Lo que es incompatible con el modelo europeo de sociedad, que frente al modelo americano, con su individualismo radical, que sólo apunta al triunfo personal y que hace de la competencia la base del pregreso social, sitúa al individuo en el cogollo de la comunidad y los hace a ambos indisociables. Los tres parámetros esenciales del modelo europeo son: los derechos humanos, el pluralismo de las ideologías y los grupos y la economía social de mercado, que constituyen a la solidaridad en el eje central de nuestra convivencia. La solidaridad no es para los europeos un comportamiento generoso, sino una exigencia política, pues entre los derechos humanos figuran los derechos sociales y económicos, lo que nos obliga a asegurar a todos un igual acceso a los mismos. El reflujo del liberalismo radical está permitiendo que este marco se llene de contenidos: la Comisión Europea acaba de decidir que los terceros países que quieran beneficiarse de las ventajas de su política comercial tienen que respetar unos mínimos en su legislación laboral, y el último fin de semana en Valencia los comisarios Oreja y Flynn han apoyado el lanzamiento de un programa sobre Cultura de la solidaridad.

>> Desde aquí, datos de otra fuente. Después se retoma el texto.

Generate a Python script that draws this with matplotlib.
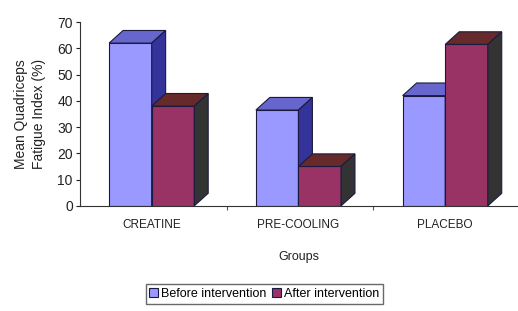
import numpy as np
import matplotlib
matplotlib.use("Agg")
import matplotlib.pyplot as plt
from matplotlib.patches import Polygon

groups = ["CREATINE", "PRE-COOLING", "PLACEBO"]
before = [62, 36.5, 42]
after = [38, 15, 61.5]
series_names = ["Before intervention", "After intervention"]

# front, top, side colours for each series
colors = {
    "before": ("#9999ff", "#6666cc", "#333399"),
    "after": ("#993366", "#662a2a", "#333333"),
}

plt.rcParams['font.family'] = ['Liberation Sans', 'DejaVu Sans']

fig = plt.figure(figsize=(5.18, 3.11), dpi=100)
ax = fig.add_axes([0.154, 0.338, 0.85, 0.591])

width = 0.29
dx = 0.095   # depth in x units
dy = 4.8     # depth in y units


def bar3d(x, h, cols):
    front, top, side = cols
    ax.bar(x, h, width, color=front, edgecolor="#1a1a40", linewidth=0.8, zorder=2)
    x0, x1 = x - width / 2, x + width / 2
    ax.add_patch(Polygon([(x0, h), (x1, h), (x1 + dx, h + dy), (x0 + dx, h + dy)],
                         closed=True, facecolor=top, edgecolor="#1a1a40", linewidth=0.8, zorder=2))
    ax.add_patch(Polygon([(x1, 0), (x1 + dx, dy), (x1 + dx, h + dy), (x1, h)],
                         closed=True, facecolor=side, edgecolor="#1a1a40", linewidth=0.8, zorder=2))


centers = np.arange(len(groups)) + 0.49
for i in range(len(groups)):
    bar3d(centers[i] - width / 2, before[i], colors["before"])
    bar3d(centers[i] + width / 2, after[i], colors["after"])

ax.set_xlim(0, 3)
ax.set_ylim(0, 70)
ax.set_yticks(range(0, 71, 10))
ax.set_xticks([1, 2])
ax.set_xticklabels([])
for i, g in enumerate(groups):
    ax.text(centers[i], -5, g, ha="center", va="top", fontsize=8.5, color="#222222")

ax.tick_params(axis="y", labelsize=10, length=3, width=0.8, colors="#222222", pad=2)
ax.tick_params(axis="x", length=3, width=0.8, colors="#555555")
for s in ["top", "right"]:
    ax.spines[s].set_visible(False)
ax.spines["left"].set_color("#333333")
ax.spines["bottom"].set_color("#333333")

ax.set_ylabel("Mean Quadriceps\nFatigue Index (%)", fontsize=10, color="#222222",
              labelpad=8, linespacing=1.35)
ax.text(1.49, -17, "Groups", ha="center", va="top", fontsize=9, color="#222222")

handles = [plt.Rectangle((0, 0), 1, 1, facecolor=colors["before"][0], edgecolor="#1a1a40", linewidth=0.8),
           plt.Rectangle((0, 0), 1, 1, facecolor=colors["after"][0], edgecolor="#1a1a40", linewidth=0.8)]
fig.legend(handles, series_names, loc="center", bbox_to_anchor=(0.51, 0.055), ncol=2,
           fontsize=9, frameon=True, fancybox=False, edgecolor="#444444",
           handlelength=0.7, handleheight=0.7, handletextpad=0.2, columnspacing=0.5,
           borderpad=0.3)

fig.savefig("out.png", dpi=100)
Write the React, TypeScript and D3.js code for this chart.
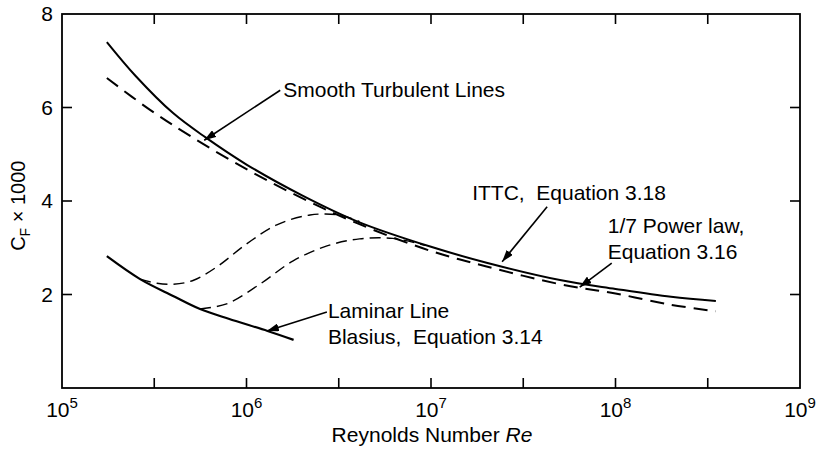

El Estado-providencia de los años sesenta y la sociedad del bienestar que le acompañaba estaban basados en el pleno empleo, y el modelo de la Seguridad Social, que era uno de sus ejes centrales, tenía como fundamento que cada cual pagase por y para sí mismo. El paro masivo y de larga duración, la precariedad y la exclusión hacen ese modelo inviable y empujan a cambiarlo por otro: el de la solidaridad en el que los que pueden tienen que pagar por todos.

La Cultura de la solidaridad aspira a devolver al excluido, sea persona o comunidad, su protagonismo, y para ello tiene que recrear los lazos que le anudan a su contexto social, los vínculos que le reinstalan en su medio comunitario. Y esa reinscripción es esencialmente obra de la cultura. Por ello, el modo más eficaz de luchar contra la exclusión, como lo prueban las numerosísimas acciones que están hoy en marcha en Europa, es la práctica cultural.

En Valencia, hace tres días, los representantes de las ciudades europeas y de las asociaciones de base, así como los actores culturales más comprometidos con la solidaridad por medio de la cultura, han fletado un hermoso programa de Cultura de la solidaridad.